The Essence of Databases contains chapters on database modeling and design, relational concepts, SQL query and data definition commands, hierarchic and network data manipulation. Object-oriented databases (with an example in C++) make an appearance in Chapter Seven.
There is also some coverage of database tuning and a stab at database administration. Distributed databases are not given enough coverage to be useful if this is your primary interest.
I found the book to be tightly organized and tightly written. In addition to the intended audience, it may be of interest to someone in the trenches who has wandered or been pulled into databases; perhaps by learning a database package by osmosis.
What would a working instructor say about this book? My feeling is that given the number of pages, Rolland has done a good job in developing succinctly the expected "hit list" items in each area, without sacrificing what a mathematician would call the rigor of the discussion.

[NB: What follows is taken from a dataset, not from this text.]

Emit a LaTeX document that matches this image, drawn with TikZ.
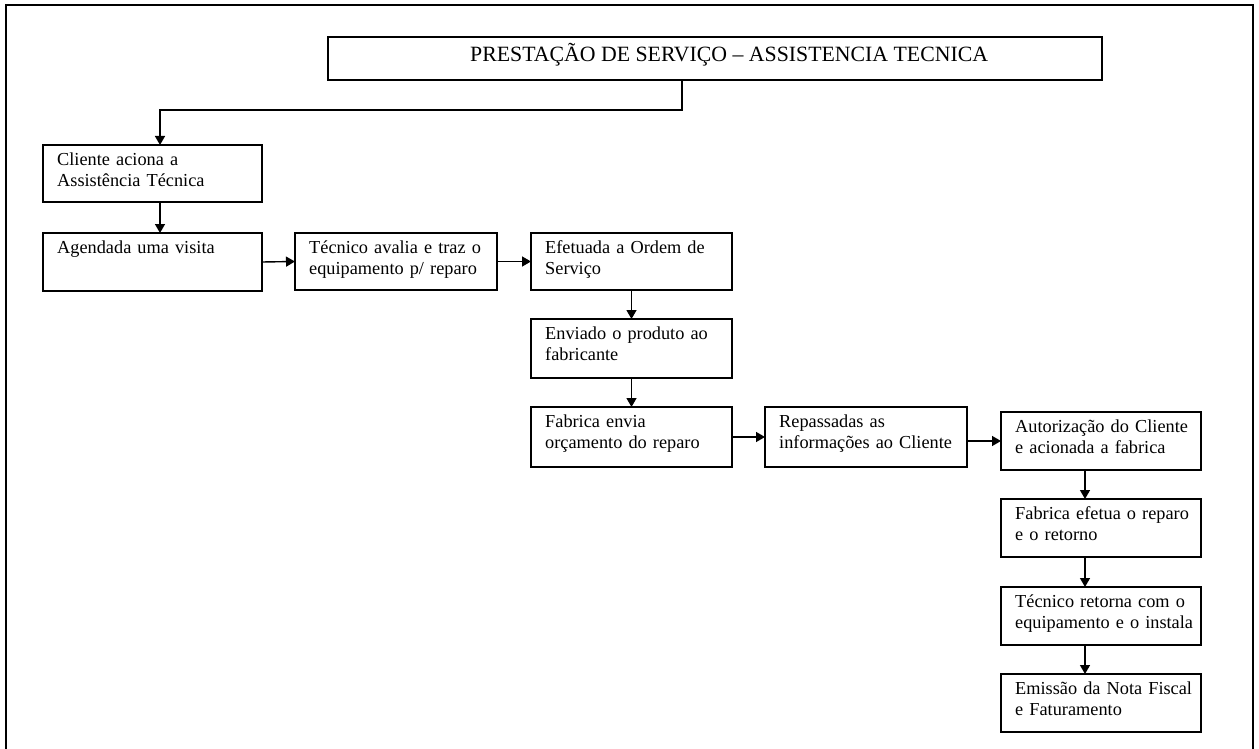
\documentclass[tikz,border=0pt]{standalone}
\usepackage{fontspec}
\setmainfont{Liberation Serif}
\usetikzlibrary{arrows.meta}

% a box drawn from its corners (x1,y1)-(x2,y2), with its text set from the top left
\newcommand{\flowbox}[6]{%
  \node[stepbox, minimum width={#4pt-#2pt}, minimum height={#5pt-#3pt}, anchor=north west] (#1) at (#2,#3) {};
  \node[boxtext, anchor=north west, xshift=14pt, yshift=-5.3pt] (#1-t) at (#1.north west) {#6};
}

\begin{document}
\begin{tikzpicture}[x=1pt, y=-1pt,
  stepbox/.style={draw=black, line width=1.4pt, inner sep=0pt, outer sep=0pt, fill=white},
  boxtext/.style={inner sep=0pt, text width=185pt, align=left,
    font=\fontsize{18.3}{21}\selectfont, execute at begin node=\strut},
  flow/.style={line width=1.4pt, -{Triangle[length=9pt, width=10pt]}},
  frameline/.style={line width=2.8pt}]
  \useasboundingbox (0,0) rectangle (1259,749);
  \clip (0,0) rectangle (1259,749);

  % page frame
  \draw[frameline] (6,770) -- (6,5) -- (1253,5) -- (1253,770);

  % heading
  \node[stepbox, minimum width=774pt, minimum height=43pt, anchor=north west] (title) at (328,37) {};
  \node[anchor=base west, inner sep=0pt, font=\fontsize{21.8}{25}\selectfont] (title-t) at (470,62)
    {PRESTAÇÃO DE SERVIÇO – ASSISTENCIA TECNICA};

  % process steps
  \flowbox{cliente}{43}{145}{262}{202}{Cliente aciona a\\Assistência Técnica}
  \flowbox{agendada}{43}{233}{262}{291}{Agendada uma visita}
  \flowbox{tecnico}{295}{233}{497}{290}{Técnico avalia e traz o\\equipamento p/ reparo}
  \flowbox{efetuada}{531}{233}{732}{290}{Efetuada a Ordem de\\Serviço}
  \flowbox{enviado}{531}{319}{732}{378}{Enviado o produto ao\\fabricante}
  \flowbox{fabrica}{531}{407}{732}{467}{Fabrica envia\\orçamento do reparo}
  \flowbox{repassadas}{765}{407}{967}{467}{Repassadas as\\informações ao Cliente}
  \flowbox{autoriza}{1001}{412}{1201}{470}{Autorização do Cliente\\e acionada a fabrica}
  \flowbox{efetua}{1001}{499}{1201}{557}{Fabrica efetua o reparo\\e o retorno}
  \flowbox{retorna}{1001}{587}{1201}{645}{Técnico retorna com o\\equipamento e o instala}
  \flowbox{emissao}{1001}{674}{1201}{732}{Emissão da Nota Fiscal\\e Faturamento}

  % connectors
  \coordinate (bend) at (682,110);
  \draw[flow] (bend |- title.south) -- (bend) -| ([xshift=7.5pt]cliente.north);
  \draw[flow] ([xshift=7.5pt]cliente.south) -- ([xshift=7.5pt]agendada.north);
  \draw[flow] (agendada.east) -- (tecnico.west);
  \draw[flow] (tecnico.east) -- (efetuada.west);
  \draw[flow] (efetuada.south) -- (enviado.north);
  \draw[flow] (enviado.south) -- (fabrica.north);
  \draw[flow] (fabrica.east) -- (repassadas.west);
  \draw[flow] (repassadas.east |- autoriza.west) -- (autoriza.west);
  \draw[flow] ([xshift=-16pt]autoriza.south) -- ([xshift=-16pt]efetua.north);
  \draw[flow] ([xshift=-16pt]efetua.south) -- ([xshift=-16pt]retorna.north);
  \draw[flow] ([xshift=-16pt]retorna.south) -- ([xshift=-16pt]emissao.north);
\end{tikzpicture}
\end{document}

One area with intrinsic rigor is the relational database model, which has a firm grounding in the mathematical theory of relations. The coverage in this book is heavily balanced in favor of relational databases. Rolland asserts that the relational model has been the most successful in industry, while also averring that object-oriented databases have been given the most research attention in recent years.
Because of the relational model's grounding in mathematics, one can establish whether a particular database is "fully-relational" or not. I was not at all surprised to learn from this book that not all industry database products are created equal in those terms. Indeed, I was put in mind of the year 1991, when "object-oriented" was on the cover of every computing magazine and in every advertisement, and you had to wonder -- was it marketing's version of OO, engineering's version, or something else entirely.
What did I learn?
- Traversing a database using a network approach is tedious and reminiscent of jumping from node to node through a tree or graph in your first Pascal course.
- A database design is not the same as the "physical level" of the database, although some people speak as if it were.
- DBMSs were a bold advance over storing data in a group of related files; letting various applications be written on top of the same underlying data; all the while transparently managing the physical translation to the underlying in physical storage.
- Relational theory provides a strict way to get your database into higher and higher normal forms, but in practice it isn't always necessary or desirable to have your database in the highest NF possible.
I dimly recall that I may have heard all of this before, but it was enjoyable revisiting the territory under Rolland's terse tutelage.